I am back from my month-long offline roller coaster ride. The last time I wrote was exactly one month ago. It was ten days post-biopsy, and I had been starting to feel pain again after a few weeks with no pain. The pain got worse every day and I had to start taking Gabapentin again. Guess what happened? I lost the ability to write again. I wanted to write that week, but I could not. I could barely stay awake. I couldn’t drive. Gabapentin may do wonders for pain, but it renders me completely useless.
Why did the pain return? I think it was the biopsy. I think that punching out four tissue samples caused a flare-up. I got the peace of mind of being completely sure I don’t have cancer, but I paid for that peace of mind. My boob started swelling again, it got redder, and the pain became unbearable. By April 5, I was desperate again. I had an appointment with my boob doc, and I told her that I could no longer handle the pain, and could she please, please, please just cut off the damn boob. She told me that it was too inflamed for surgery, and that she would confer with the other surgeons. She also told me that they may say that they will only do a mastectomy after I have exhausted all the pharmaceutical treatments, one of which could be methotrexate.
She asked why I am so reluctant to take medicines when I am obviously in such pain. I answered that I do not want to be caught in a vicious cycle of having medicines reduce symptoms temporarily only to have them flare up when I taper down the dose. I also told her that I do not want to deal with side effects for a long period of time. I want to get rid of the problem. She agreed that a mastectomy is the easy and obvious solution, but she is concerned that I may regret the choice later in my life. She warned me about the possibility of post-mastectomy phantom pains and nerve pain. She said reconstruction could be a long and painful process. I could be jumping out of the frying pan and into the fire.
I agreed to one more round of prednisolone to bring down the inflammation AGAIN. The boob doc consulted with a rheumatologist, and came up with the minimum effective dose and tapering schedule for this. I only agreed to this out of desperation. I couldn’t continue to take pain meds that leave me knocked out and unable to write. I was wary of the possibility of negative side effects, especially considering that this is my third round in four months. I left the hospital in tears. I was getting worse, I had to take prednisolone again, I may find myself forced to take methotrexate, and the breast surgeons’ primary reason for refusing a mastectomy was unbelievable. My boob was not considered sick. I was not considered sick. Apparently, only cancer counts as sick. I felt powerless and humiliated. How can this not be considered sick? I am sure that all the women out there with granulomatous mastitis will be just as outraged as I am.

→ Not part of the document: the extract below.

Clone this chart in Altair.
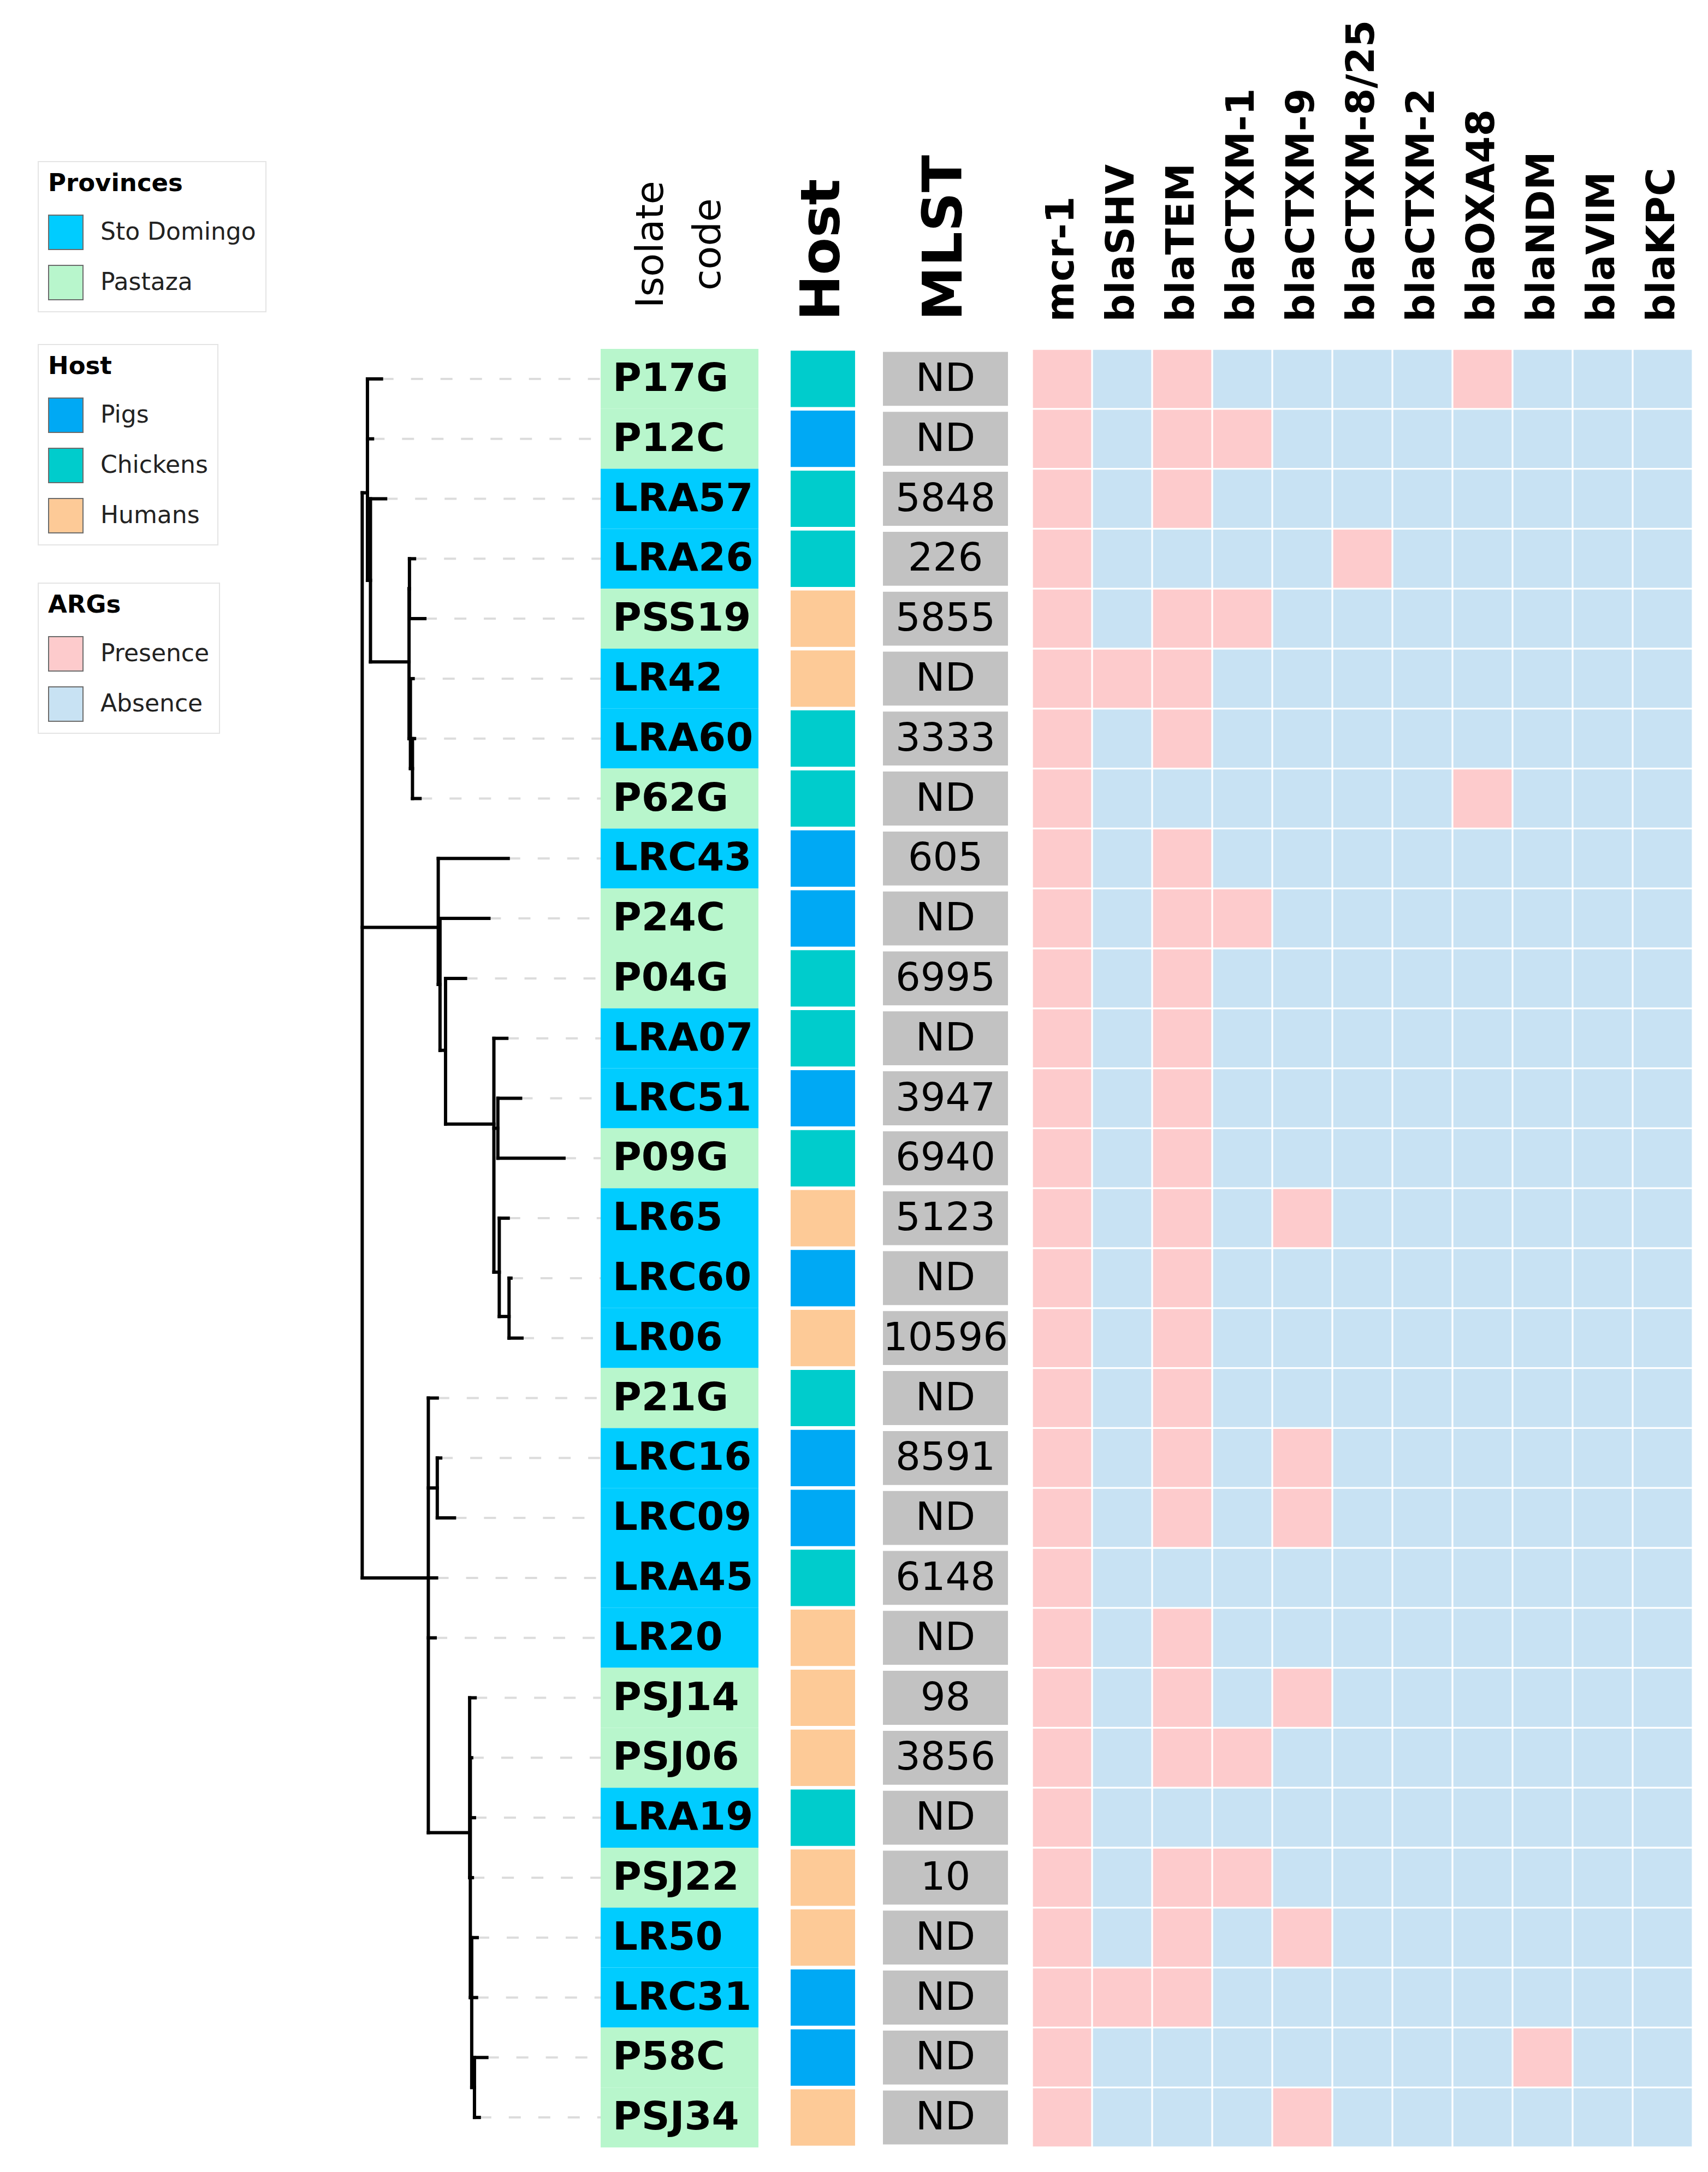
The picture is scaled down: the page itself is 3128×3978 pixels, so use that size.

The prednisolone worked. Of course it did. It’s a very powerful and effective drug. Within two days, the soft-tissue swelling went down, and the pain stopped. No more pain meds! Unfortunately, I paid a price for this relief. I have depressive tendencies, and you have to be very, very careful when you give a depressive corticosteroids. I fell into a deep depression within three days of taking the meds. I became weepy and extremely irritable, and then weepier for being irritable. I am not an irritable person. I was snapping at my little ones, and I couldn’t stand having my husband near me. If he read the paper over my shoulder or hovered while I checked my phone, I felt anger bubbling up inside me until I almost exploded. I never feel this way about my husband, and I don’t usually think he hovers. He is sweet, funny, strong, kind and supportive. I love his company. I enjoy reading the paper together. I felt so guilty because every little scuffle and every request that didn’t meet with immediate compliance made me irritable with my children. I even yelled at them once! I am not a yeller. I felt like the worst mother in the world, and I started thinking that my children would be better off without such a sick mother. My thoughts became distorted and pointed toward self-destruction. I had a very BAD reaction to prednisolone.
Saturday, April 13 was our fifteenth wedding anniversary. I spent the day curled up in the fetal position, drifting between crying and sleeping. My husband forgot our anniversary. Normally, I don’t fuss about this kind of thing, but I was devastated. And I was irritated that I was devastated over something so petty. The man is a wonderful husband. He has been so supportive. He has taken over the household tasks I could no longer do. He has cooked for me and washed my laundry. He has taken double duty with the kids. That is what I should focus on. I have done the same for him when he’s been out of commission. My rational mind knew that he forgot because he has had so much else going on, and I could have wished him a happy anniversary and had a lovely day, but my irrational mind won. I was furious with myself for letting what I knew was a prednisolone-induced depression ruin what could have been a lovely day.
I am breaking my silence today. I am writing about things that are very uncomfortable to write about. It is taboo to openly acknowledge depression. I fear that I may be shooting myself in the foot by doing so, but then I remember I am not alone. What I write is what others going through this think. I know that being brutally honest about this will help somebody else. I have not written for a month because I got depressed. I believe that the depression is a side effect of the medicines I have taken. I have barely even posted on facebook! I have gone days without looking at my account. Normally, I love to communicate, see what my friends are up to, post funny stuff and controversial stuff, comment on friends’ posts. I went silent, and in my case, silence means I am in a very dark place.